TIFF aka Toronto International Film Festival means lots of films in Toronto this september.
The Dead Lands
Out of New Zealand comes this amazing story of pre-contact Maori. The scenery, the story and cast all transport you to a very different time and place.
- The Dead Lands (offical movie site)
- IMDB : The Dead Lands (2014)
- TIFF : The Dead Lands (Hautoa)
Phoenix
Director Christian Petzold showed his story of a concentration-camp survivor (played by Nina Hoss) searches ravaged postwar Berlin for the husband who might have betrayed her to the Nazis. “Speak Low” (1943) is a popular song composed by Kurt Weill, with lyrics by Ogden Nash, and has a nice place in the final twist!
Breakup Buddies
China’s director Ning Hao presented the World Premiere(!) of a very messy messy divorce and the road trip that follows, a raunchy romantic comedy stars: Huang Bo, Xu Zheng, Zhou Dongyu and Ma Su. There is a nice little twist that only becomes apparent near the end. Nicely Done. The other interesting thing about this film is that in many ways it could just as easily be set in Japan, or North America, or Europe. Not a criticism but an observation that this is a movie of the “first world” or “developed world” or “upper middle class”. Also the subtitles go spinning past!
TIFF : Breakup Buddies
IMDB : Breakup Buddies
Don’t Go Breaking My Heart 2
Directed by Johnnie To, this sequel to “Don’t Go Breaking My Heart” from 2011, Hong Kong-Chinese romantic comedy film again beings together stars Louis Koo, Daniel Wu and Gao Yuanyuan. They are joined by Vic Chou and Miriam Yeung. Wonderfully silly stuff!
TIFF : Don’t Go Breaking My Heart 2
IMDB : Don’t Go Breaking My Heart 2
Mommy
Xavier Dolan new film stars Antoine-Olivier Pilon and Anne Dorval is a difficult and harrowing son / mother relationship, with a interesting use of changing screen ratios – switching from a narrow (iphone) portrait framing to full/wide screen – in key moments.
71
Yann Demange showed “71” an action film set in Northern Ireland during 1971 with Jack O’Connell as the lead star. You’ll need diagrams to follow the clusterfuck(s), and subtitles to follow the dialog.
Updated :
Tokyo Fiancée
A Japanophile young Belgian woman (Pauline Etienne) in Tokyo falls into a whirlwind romance with a Francophile Japanese student, based on the novel Tokyo Fiancée from 2007, by the Belgian writer Amélie Nothomb. Very kawaii and sweet.
TIFF : Tokyo Fiancée
IMDB : Tokyo Fiancée
The Imitation Game
Last but not least we have The Imitation Game, the TIFF 2014 People Choice Award!
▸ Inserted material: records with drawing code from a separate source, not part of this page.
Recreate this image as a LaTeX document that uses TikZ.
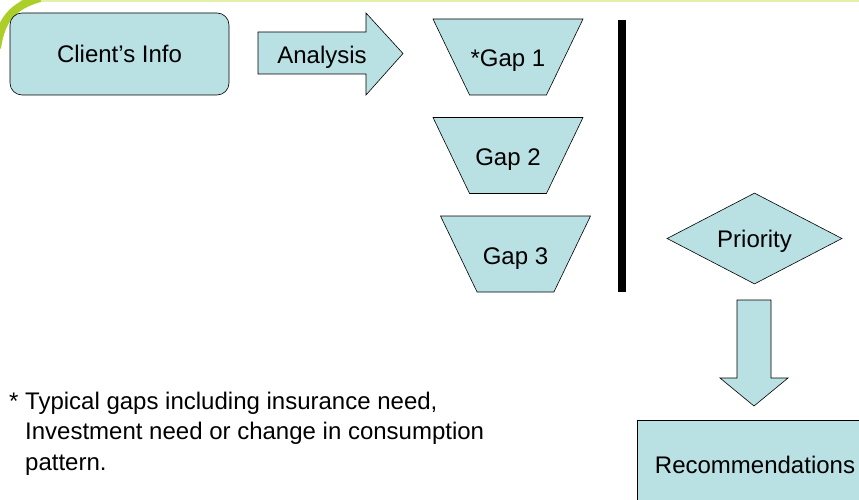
\documentclass[tikz,border=0pt]{standalone}
\usepackage{fontspec}
\setmainfont{Liberation Sans}
\usetikzlibrary{shapes.geometric}
\definecolor{boxfill}{RGB}{185,224,227}
\definecolor{swoosh}{RGB}{172,206,40}
\definecolor{topline}{RGB}{226,240,170}
\begin{document}
\begin{tikzpicture}[x=1pt,y=-1pt,
  shapebox/.style={draw=black, fill=boxfill, line width=0.6pt},
  txt/.style={font=\fontsize{24}{28}\selectfont},
  gapbox/.style={shapebox, txt, trapezium, shape border rotate=180,
    trapezium left angle=64.3, trapezium right angle=64.3,
    trapezium stretches body, text height=20pt, text depth=0pt,
    inner ysep=28pt, inner xsep=0pt, minimum width=150pt}
]
\useasboundingbox (0,0) rectangle (859,500);
\clip (0,0) rectangle (859,500);
\fill[white] (0,0) rectangle (859,500);

% slide decoration in the corner and along the top edge
\draw[topline, line width=2pt] (20,1) -- (859,1);
\draw[swoosh, line width=8pt] (-3,48) .. controls (1,20) and (12,6) .. (40,-2);

% client information
\node (client) [shapebox, txt, rounded corners=12pt, minimum width=219pt,
  minimum height=82pt, inner sep=0pt, text height=17pt, text depth=0pt]
  at (119.5,54) {Client’s Info};

% block arrow carrying the analysis step
\coordinate (a1) at (258,32);
\coordinate (a2) at (366,32);
\coordinate (a3) at (366,13);
\coordinate (atip) at (403,53.5);
\coordinate (a5) at (366,95);
\coordinate (a6) at (366,74);
\coordinate (a7) at (258,74);
\draw[shapebox] (a1) -- (a2) -- (a3) -- (atip) -- (a5) -- (a6) -- (a7) -- cycle;
\node (analysis) [txt, inner sep=0pt, text height=17pt, text depth=0pt] at (322,55) {Analysis};

% the gaps
\node (gap1) [gapbox] at (508,57) {*Gap 1};
\node (gap2) [gapbox] at (508,155.5) {Gap 2};
\node (gap3) [gapbox] at (515.5,254) {Gap 3};

% vertical bar
\node (bar) [fill=black, minimum width=8pt, minimum height=272pt, inner sep=0pt] at (622,156) {};

% priority decision
\node (priority) [shapebox, txt, diamond, aspect=1.92, minimum width=175pt,
  minimum height=91pt, inner sep=0pt, text height=17pt, text depth=0pt]
  at (754.5,238.5) {Priority};

% downward block arrow
\coordinate (d1) at (737,300);
\coordinate (d2) at (771,300);
\coordinate (d3) at (771,378);
\coordinate (d4) at (788,378);
\coordinate (dtip) at (754,406);
\coordinate (d6) at (720,378);
\coordinate (d7) at (737,378);
\draw[shapebox] (d1) -- (d2) -- (d3) -- (d4) -- (dtip) -- (d6) -- (d7) -- cycle;

% recommendations
\node (recs) [shapebox, txt, minimum width=236pt, minimum height=90pt,
  inner sep=0pt] at (755,465) {Recommendations};

% footnote
\node (note) [anchor=north west, align=left, inner sep=0pt,
  font=\fontsize{24}{30.5}\selectfont] at (9,391.5)
  {* Typical gaps including insurance need,\\
   \hspace*{16pt}Investment need or change in consumption\\
   \hspace*{16pt}pattern.};
\end{tikzpicture}
\end{document}
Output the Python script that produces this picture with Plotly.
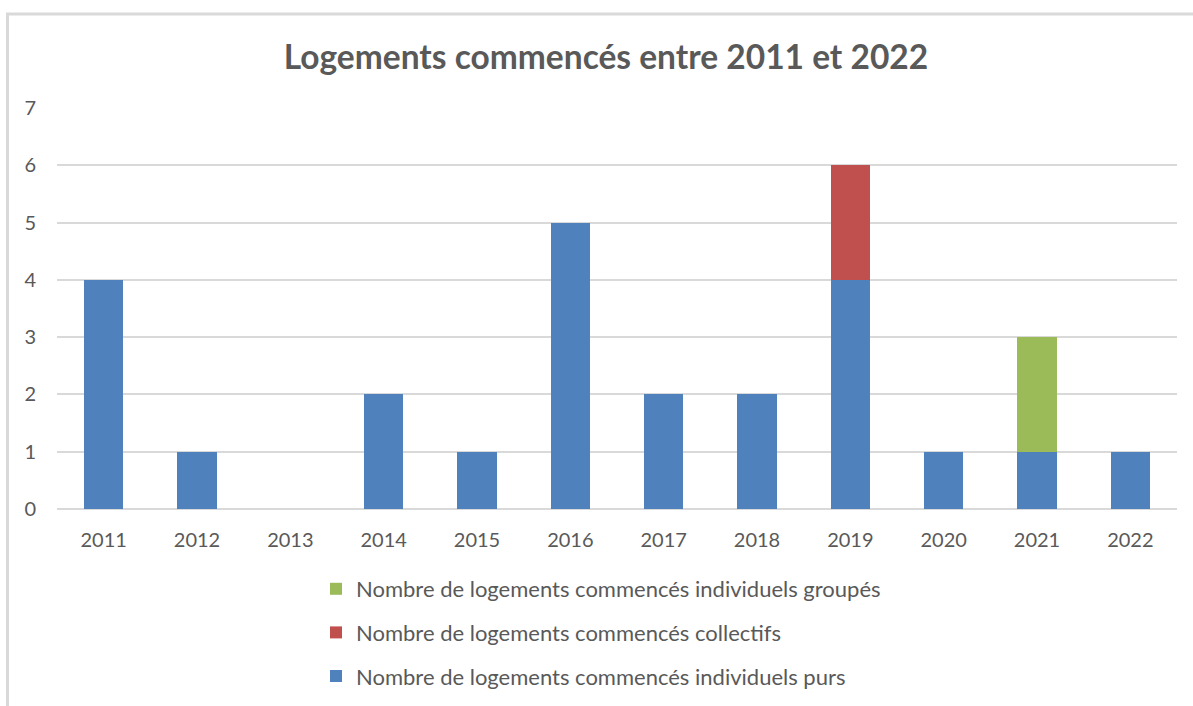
import plotly.graph_objects as go

annees = ["2011", "2012", "2013", "2014", "2015", "2016",
          "2017", "2018", "2019", "2020", "2021", "2022"]
individuels_purs = [4, 1, 0, 2, 1, 5, 2, 2, 4, 1, 1, 1]
collectifs = [0, 0, 0, 0, 0, 0, 0, 0, 2, 0, 0, 0]
individuels_groupes = [0, 0, 0, 0, 0, 0, 0, 0, 0, 0, 2, 0]

series = [
    ("Nombre de logements commencés individuels purs", individuels_purs, "#4f81bd"),
    ("Nombre de logements commencés collectifs", collectifs, "#c0504d"),
    ("Nombre de logements commencés individuels groupés", individuels_groupes, "#9bbb59"),
]

FONT = "Lato"
TXT = "#595959"
GRID = "#d9d9d9"

fig = go.Figure()
n = len(series)
for i, (nom, vals, coul) in enumerate(series):
    fig.add_trace(go.Bar(
        x=annees, y=vals, name=nom, marker=dict(color=coul, line=dict(width=0)),
        legendgroup=f"g{i}", legendrank=1000 + (n - i),
    ))

W, H = 1193, 706
ml, mr, mt, mb = 57, 16, 108, 197
pw = W - ml - mr
ph = H - mt - mb

def px_x(p):
    return (p - ml) / pw

def px_y(p):
    return (H - mb - p) / ph

fig.update_layout(
    width=W, height=H,
    margin=dict(l=ml, r=mr, t=mt, b=mb, autoexpand=False),
    paper_bgcolor="white", plot_bgcolor="white",
    barmode="stack", bargap=0.58,
    font=dict(family=FONT, color=TXT, size=20),
    title=dict(
        text="<b>Logements commencés entre 2011 et 2022</b>",
        x=px_x(606), xref="paper", xanchor="center",
        y=1 - 57 / H, yref="container", yanchor="middle",
        font=dict(family=FONT, size=33.5, color=TXT),
    ),
    xaxis=dict(
        type="category", showgrid=False, zeroline=False, showline=False,
        ticks="", ticklabelstandoff=17, tickfont=dict(size=20, color=TXT),
    ),
    yaxis=dict(
        range=[0, 7], dtick=1, showgrid=True, gridcolor=GRID, gridwidth=2,
        zeroline=True, zerolinecolor=GRID, zerolinewidth=2,
        showline=False, ticks="", ticklabelstandoff=20,
        tickfont=dict(size=20, color=TXT),
    ),
    legend=dict(
        orientation="v", traceorder="grouped",
        x=px_x(316), xanchor="left",
        y=px_y(568), yanchor="top",
        font=dict(family=FONT, size=22, color=TXT),
        tracegroupgap=12, itemwidth=30,
        bgcolor="rgba(0,0,0,0)",
    ),
    showlegend=True,
    shapes=[dict(
        type="rect", xref="paper", yref="paper",
        x0=px_x(7.5), x1=px_x(1260), y0=px_y(14), y1=px_y(800),
        line=dict(color=GRID, width=3), fillcolor="rgba(0,0,0,0)", layer="below",
    )],
)

fig.write_html("out.html")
The film focuses on Alan Turing (British mathematician, logician, cryptanalyst and computer scientist) – played by Benedict Cumberbatch – and the race against time to crack the German Enigma code at Bletchley Park. It also stars Keira Knightley as Joan Clarke (a real life English cryptanalyst who worked as a code-breaker at Bletchley Park during World War II, and yes was engaged to Turing).
The film was based on the biography Alan Turing: The Enigma by Andrew Hodges.
It was a great film to watch and greatly deserves its award, turning code breaking into a real wartime drama, and highlighting Turing’s betrayal and death after the war. It was also a nice introduction for the general public to Universal Turing Machines (today we call them “computers) and the imitation game (commonly refred to as the Turing Test) which is an essential concept in the philosophy of artificial intelligence, as well as code breaking.